New-Item -ItemType Directory -Force docs\figures\paper-a\ncu | Out-Null

# baseline trace
ncu --csv --metrics $metrics --target-processes all `
    --launch-count 200 --launch-skip 50 --print-summary per-kernel `
    .\build_host\geodessical.exe $model -p "the quick brown fox" -n 16 --temp 0 `
    *> docs\figures\paper-a\ncu\baseline_raw.txt

# compressed trace
ncu --csv --metrics $metrics --target-processes all `
    --launch-count 200 --launch-skip 50 --print-summary per-kernel `
    .\build_host\geodessical.exe $model `
    --axex-compress --axex-compress-rank 1024 --axex-skip-o `
    -p "the quick brown fox" -n 16 --temp 0 `
    *> docs\figures\paper-a\ncu\k1024_raw.txt

# parse to summary
python scripts\parse_ncu.py

Expected weighted L2 hit rates: 17.0 percent baseline against 16.3 percent at k=1024, a delta of 0.71 percentage points (which is the finding that refutes cache-fit).

5. Outputs to commit

docs/figures/paper-a/ncu/summary.csv
docs/figures/paper-a/ncu/summary.json
docs/figures/paper-a/ncu/baseline_raw.txt
docs/figures/paper-a/ncu/k1024_raw.txt
The whitepaper pack under benchmarks/whitepaper_pack_*.

Tolerances

Throughput: plus or minus 5 percent to absorb GPU clock variance.
Perplexity: deterministic to four decimal places.
L2 hit rate: noise floor about 1 percentage point at the launch count above.

What can go wrong

Skipping the 30-second pre-run idle on a laptop will produce a false 50-60 percent retention reading. Always cool down.
Running with another GPU-bound process resident produces about 3.5 percent throughput contamination on both arms (this was the Paper B MCR contamination, but it applies to A as well).
If ncu emits empty CSV the most likely cause is a stale CUDA driver. Update to 552 or later.

Pre-built W_proj caches (skip calibration)
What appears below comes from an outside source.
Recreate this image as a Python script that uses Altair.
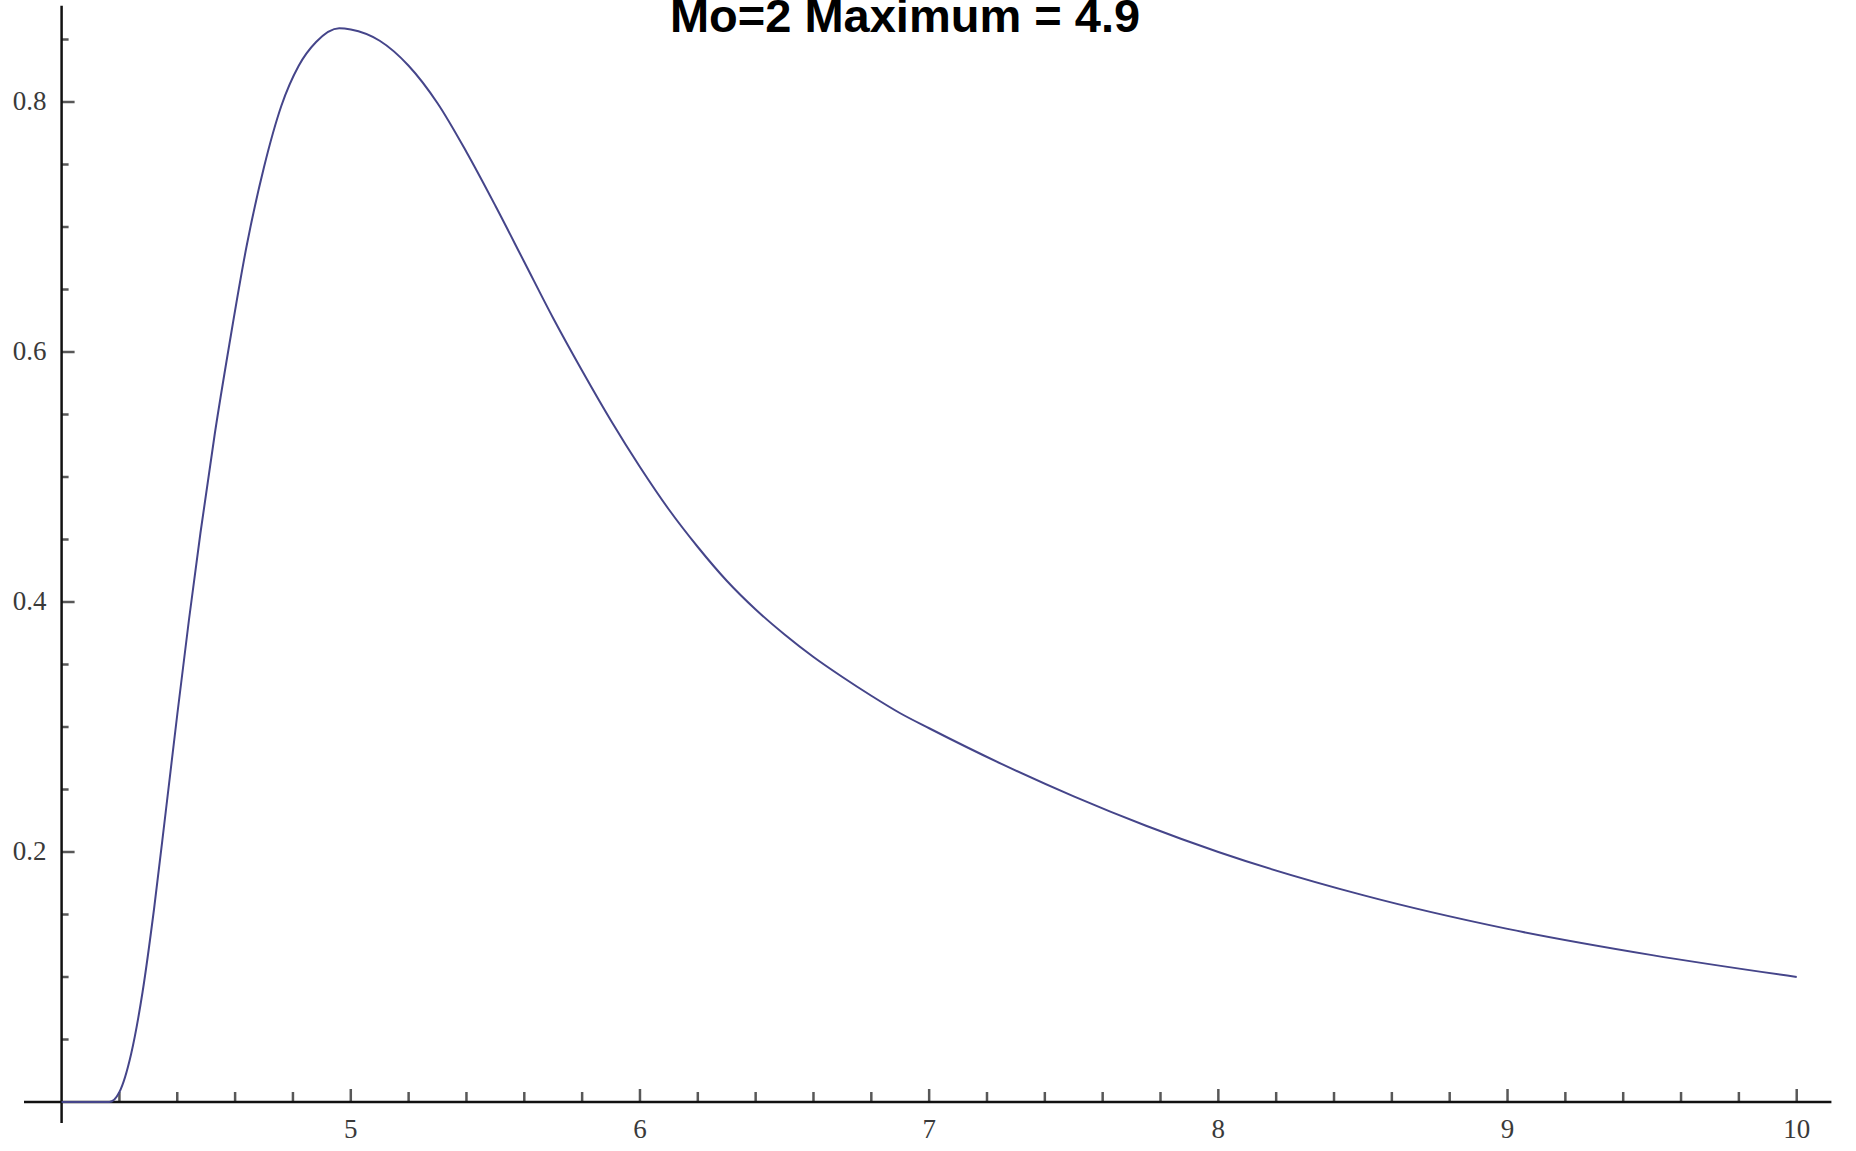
import altair as alt
import pandas as pd

# Density curve, sampled along x
curve_x = [4.00, 4.10, 4.165, 4.20, 4.24, 4.28, 4.32, 4.36, 4.40, 4.44, 4.48,
           4.53, 4.58, 4.64, 4.70, 4.76, 4.82, 4.88, 4.96, 5.00, 5.10, 5.20,
           5.30, 5.40, 5.50, 5.60, 5.70, 5.80, 5.90, 6.00, 6.10, 6.20, 6.30,
           6.40, 6.50, 6.60, 6.70, 6.80, 6.90, 7.00, 7.25, 7.50, 7.75, 8.00,
           8.50, 9.00, 9.50, 10.00]
curve_y = [0.0, 0.0, 0.0, 0.008, 0.038, 0.088, 0.155, 0.232, 0.310, 0.385, 0.455,
           0.535, 0.606, 0.685, 0.748, 0.797, 0.829, 0.848, 0.859, 0.858, 0.849, 0.829,
           0.799, 0.760, 0.717, 0.672, 0.627, 0.585, 0.545, 0.508, 0.474, 0.444, 0.417,
           0.394, 0.374, 0.356, 0.340, 0.325, 0.311, 0.299, 0.2705, 0.2445, 0.221, 0.200,
           0.1655, 0.1385, 0.1175, 0.100]

# Axis ticks and labels
x_major = [5, 6, 7, 8, 9, 10]
x_major_labels = ["5", "6", "7", "8", "9", "10"]
x_minor = [4.2, 4.4, 4.6, 4.8, 5.2, 5.4, 5.6, 5.8, 6.2, 6.4, 6.6, 6.8,
           7.2, 7.4, 7.6, 7.8, 8.2, 8.4, 8.6, 8.8, 9.2, 9.4, 9.6, 9.8]
y_major = [0.2, 0.4, 0.6, 0.8]
y_major_labels = ["0.2", "0.4", "0.6", "0.8"]
y_minor = [0.05, 0.1, 0.15, 0.25, 0.3, 0.35, 0.45, 0.5, 0.55, 0.65, 0.7, 0.75, 0.85]

title_text = "Mo=2 Maximum = 4.9"

# Plot range and where the axes cross
X_DOMAIN = [3.787, 10.205]
Y_DOMAIN = [-0.0392, 0.8816]
X_ORIGIN = 4.0
Y_ORIGIN = 0.0
X_AXIS_SPAN = [3.87, 10.12]
Y_AXIS_SPAN = [-0.0168, 0.877]

W, H = 1856, 1151
LINE_COLOR = "#45458a"
AXIS_COLOR = "#111111"
LABEL_COLOR = "#3a3a3a"
LABEL_FONT = "Liberation Serif"

xs = alt.Scale(domain=X_DOMAIN, nice=False, zero=False)
ys = alt.Scale(domain=Y_DOMAIN, nice=False, zero=False)

X = lambda f: alt.X(f, type="quantitative", scale=xs, axis=None)
Y = lambda f: alt.Y(f, type="quantitative", scale=ys, axis=None)

curve_df = pd.DataFrame({"x": curve_x, "y": curve_y})
curve = alt.Chart(curve_df).mark_line(
    color=LINE_COLOR, strokeWidth=2, interpolate="monotone"
).encode(x=X("x"), y=Y("y"))

# Axis lines crossing at (X_ORIGIN, Y_ORIGIN)
x_axis_line = alt.Chart(pd.DataFrame({
    "x": [X_AXIS_SPAN[0]], "x2": [X_AXIS_SPAN[1]], "y": [Y_ORIGIN]
})).mark_rule(color=AXIS_COLOR, strokeWidth=2.5).encode(
    x=X("x"), x2="x2:Q", y=Y("y"))

y_axis_line = alt.Chart(pd.DataFrame({
    "x": [X_ORIGIN], "y": [Y_AXIS_SPAN[0]], "y2": [Y_AXIS_SPAN[1]]
})).mark_rule(color=AXIS_COLOR, strokeWidth=2.5).encode(
    x=X("x"), y=Y("y"), y2="y2:Q")

# Inward ticks
x_major_df = pd.DataFrame({"x": x_major, "y": [Y_ORIGIN] * len(x_major), "label": x_major_labels})
x_minor_df = pd.DataFrame({"x": x_minor, "y": [Y_ORIGIN] * len(x_minor)})
y_major_df = pd.DataFrame({"x": [X_ORIGIN] * len(y_major), "y": y_major, "label": y_major_labels})
y_minor_df = pd.DataFrame({"x": [X_ORIGIN] * len(y_minor), "y": y_minor})

x_major_ticks = alt.Chart(x_major_df).mark_tick(
    orient="vertical", size=13, thickness=2.5, yOffset=-6.5, color=AXIS_COLOR
).encode(x=X("x"), y=Y("y"))
x_minor_ticks = alt.Chart(x_minor_df).mark_tick(
    orient="vertical", size=10, thickness=2.5, yOffset=-5, color=AXIS_COLOR
).encode(x=X("x"), y=Y("y"))
y_major_ticks = alt.Chart(y_major_df).mark_tick(
    orient="horizontal", size=13, thickness=2.5, xOffset=6.5, color=AXIS_COLOR
).encode(x=X("x"), y=Y("y"))
y_minor_ticks = alt.Chart(y_minor_df).mark_tick(
    orient="horizontal", size=7, thickness=2.5, xOffset=3.5, color=AXIS_COLOR
).encode(x=X("x"), y=Y("y"))

x_labels = alt.Chart(x_major_df).mark_text(
    font=LABEL_FONT, fontSize=27, color=LABEL_COLOR, baseline="middle", dy=28
).encode(x=X("x"), y=Y("y"), text="label:N")
y_labels = alt.Chart(y_major_df).mark_text(
    font=LABEL_FONT, fontSize=27, color=LABEL_COLOR, baseline="middle", align="right", dx=-15
).encode(x=X("x"), y=Y("y"), text="label:N")

# Heading drawn inside the view, slightly left of centre
title = alt.Chart(pd.DataFrame({"t": [title_text]})).mark_text(
    font="Liberation Sans", fontSize=47, fontWeight="bold", color="black",
    align="center", baseline="alphabetic"
).encode(x=alt.value(W / 2 - 23), y=alt.value(32), text="t:N")

chart = alt.layer(
    x_axis_line, y_axis_line,
    x_major_ticks, x_minor_ticks, y_major_ticks, y_minor_ticks,
    x_labels, y_labels, curve, title,
).properties(
    width=W,
    height=H,
    autosize=alt.AutoSizeParams(type="none"),
    padding=0,
    background="white",
).configure_view(stroke=None)

chart.save("out.html", embed_options={"renderer": "svg", "actions": False})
First-run calibration (~90 s on Ryzen 9 7940HS) can be skipped by downloading a pre-computed ott_wproj_cache_*.bin from the HyperTensor GitHub Releases page. Each release is keyed by (base model, quantisation, rank k) and includes the SHA256, exact base-model commit, and resource requirements. Browse them on the Models & caches tab.

# Headline configuration (k=1536)
gh release download wproj-cache-2405A3B6 \
  --repo NagusameCS/HyperTensor \
  --pattern 'ott_wproj_cache_*.bin'

# Verify checksum (matches the release page)
Get-FileHash ott_wproj_cache_*.bin -Algorithm SHA256

# Place next to the GGUF and run; the runtime auto-detects.
.\build_host\geodessical.exe `
  --model models\Meta-Llama-3.1-8B-Instruct-Q4_K_M.gguf `
  --axex-compress --axex-attn-only --axex-weight-pca `
  --axex-compress-rank 1536 --tokens 64 --prompt "..."

See docs/data/release_manifest.json for the full machine-readable manifest of available caches and their resource requirements.